━━ Source data

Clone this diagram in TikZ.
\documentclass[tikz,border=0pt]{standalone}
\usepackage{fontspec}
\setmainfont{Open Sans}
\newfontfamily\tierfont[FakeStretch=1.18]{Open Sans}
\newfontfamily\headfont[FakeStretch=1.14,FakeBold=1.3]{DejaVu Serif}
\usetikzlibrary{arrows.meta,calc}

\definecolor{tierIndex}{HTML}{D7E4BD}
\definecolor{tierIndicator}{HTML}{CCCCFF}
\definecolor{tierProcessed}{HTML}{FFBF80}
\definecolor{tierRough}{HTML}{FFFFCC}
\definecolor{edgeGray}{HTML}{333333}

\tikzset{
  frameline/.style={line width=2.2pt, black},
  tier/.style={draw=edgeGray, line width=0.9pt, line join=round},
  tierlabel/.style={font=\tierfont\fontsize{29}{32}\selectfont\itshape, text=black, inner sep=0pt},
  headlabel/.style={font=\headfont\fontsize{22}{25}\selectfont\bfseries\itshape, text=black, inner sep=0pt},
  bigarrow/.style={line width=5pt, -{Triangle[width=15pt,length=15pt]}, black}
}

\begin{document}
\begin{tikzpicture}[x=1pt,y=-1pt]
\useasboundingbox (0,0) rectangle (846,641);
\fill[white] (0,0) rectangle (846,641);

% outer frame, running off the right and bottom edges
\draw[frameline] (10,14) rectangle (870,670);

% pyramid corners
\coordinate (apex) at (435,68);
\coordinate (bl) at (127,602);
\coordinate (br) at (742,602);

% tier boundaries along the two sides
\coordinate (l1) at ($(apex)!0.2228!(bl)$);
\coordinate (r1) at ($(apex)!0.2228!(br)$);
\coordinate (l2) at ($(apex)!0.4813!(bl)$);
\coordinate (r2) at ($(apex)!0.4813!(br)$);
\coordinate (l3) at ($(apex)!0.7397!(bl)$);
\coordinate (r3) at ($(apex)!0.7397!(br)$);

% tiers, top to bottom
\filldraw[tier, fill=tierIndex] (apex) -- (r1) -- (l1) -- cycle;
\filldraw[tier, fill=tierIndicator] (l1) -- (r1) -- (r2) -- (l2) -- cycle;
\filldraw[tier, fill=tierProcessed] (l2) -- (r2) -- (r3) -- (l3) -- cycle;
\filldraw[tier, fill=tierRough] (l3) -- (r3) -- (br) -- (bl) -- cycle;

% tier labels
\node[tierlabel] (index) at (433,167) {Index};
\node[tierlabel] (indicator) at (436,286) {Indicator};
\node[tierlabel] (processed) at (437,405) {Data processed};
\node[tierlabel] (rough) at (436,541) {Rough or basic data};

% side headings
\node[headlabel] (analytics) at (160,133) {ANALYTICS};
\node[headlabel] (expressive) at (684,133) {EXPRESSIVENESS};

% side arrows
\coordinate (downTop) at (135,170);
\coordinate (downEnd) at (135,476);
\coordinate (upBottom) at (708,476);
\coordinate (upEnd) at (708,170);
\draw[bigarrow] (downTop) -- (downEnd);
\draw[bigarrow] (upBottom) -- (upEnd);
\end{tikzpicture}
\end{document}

━━━━

Task description: Output the listing above without altering a single character.

Final result:
Clone this diagram in TikZ.
\documentclass[tikz,border=0pt]{standalone}
\usepackage{fontspec}
\setmainfont{Open Sans}
\newfontfamily\tierfont[FakeStretch=1.18]{Open Sans}
\newfontfamily\headfont[FakeStretch=1.14,FakeBold=1.3]{DejaVu Serif}
\usetikzlibrary{arrows.meta,calc}

\definecolor{tierIndex}{HTML}{D7E4BD}
\definecolor{tierIndicator}{HTML}{CCCCFF}
\definecolor{tierProcessed}{HTML}{FFBF80}
\definecolor{tierRough}{HTML}{FFFFCC}
\definecolor{edgeGray}{HTML}{333333}

\tikzset{
  frameline/.style={line width=2.2pt, black},
  tier/.style={draw=edgeGray, line width=0.9pt, line join=round},
  tierlabel/.style={font=\tierfont\fontsize{29}{32}\selectfont\itshape, text=black, inner sep=0pt},
  headlabel/.style={font=\headfont\fontsize{22}{25}\selectfont\bfseries\itshape, text=black, inner sep=0pt},
  bigarrow/.style={line width=5pt, -{Triangle[width=15pt,length=15pt]}, black}
}

\begin{document}
\begin{tikzpicture}[x=1pt,y=-1pt]
\useasboundingbox (0,0) rectangle (846,641);
\fill[white] (0,0) rectangle (846,641);

% outer frame, running off the right and bottom edges
\draw[frameline] (10,14) rectangle (870,670);

% pyramid corners
\coordinate (apex) at (435,68);
\coordinate (bl) at (127,602);
\coordinate (br) at (742,602);

% tier boundaries along the two sides
\coordinate (l1) at ($(apex)!0.2228!(bl)$);
\coordinate (r1) at ($(apex)!0.2228!(br)$);
\coordinate (l2) at ($(apex)!0.4813!(bl)$);
\coordinate (r2) at ($(apex)!0.4813!(br)$);
\coordinate (l3) at ($(apex)!0.7397!(bl)$);
\coordinate (r3) at ($(apex)!0.7397!(br)$);

% tiers, top to bottom
\filldraw[tier, fill=tierIndex] (apex) -- (r1) -- (l1) -- cycle;
\filldraw[tier, fill=tierIndicator] (l1) -- (r1) -- (r2) -- (l2) -- cycle;
\filldraw[tier, fill=tierProcessed] (l2) -- (r2) -- (r3) -- (l3) -- cycle;
\filldraw[tier, fill=tierRough] (l3) -- (r3) -- (br) -- (bl) -- cycle;

% tier labels
\node[tierlabel] (index) at (433,167) {Index};
\node[tierlabel] (indicator) at (436,286) {Indicator};
\node[tierlabel] (processed) at (437,405) {Data processed};
\node[tierlabel] (rough) at (436,541) {Rough or basic data};

% side headings
\node[headlabel] (analytics) at (160,133) {ANALYTICS};
\node[headlabel] (expressive) at (684,133) {EXPRESSIVENESS};

% side arrows
\coordinate (downTop) at (135,170);
\coordinate (downEnd) at (135,476);
\coordinate (upBottom) at (708,476);
\coordinate (upEnd) at (708,170);
\draw[bigarrow] (downTop) -- (downEnd);
\draw[bigarrow] (upBottom) -- (upEnd);
\end{tikzpicture}
\end{document}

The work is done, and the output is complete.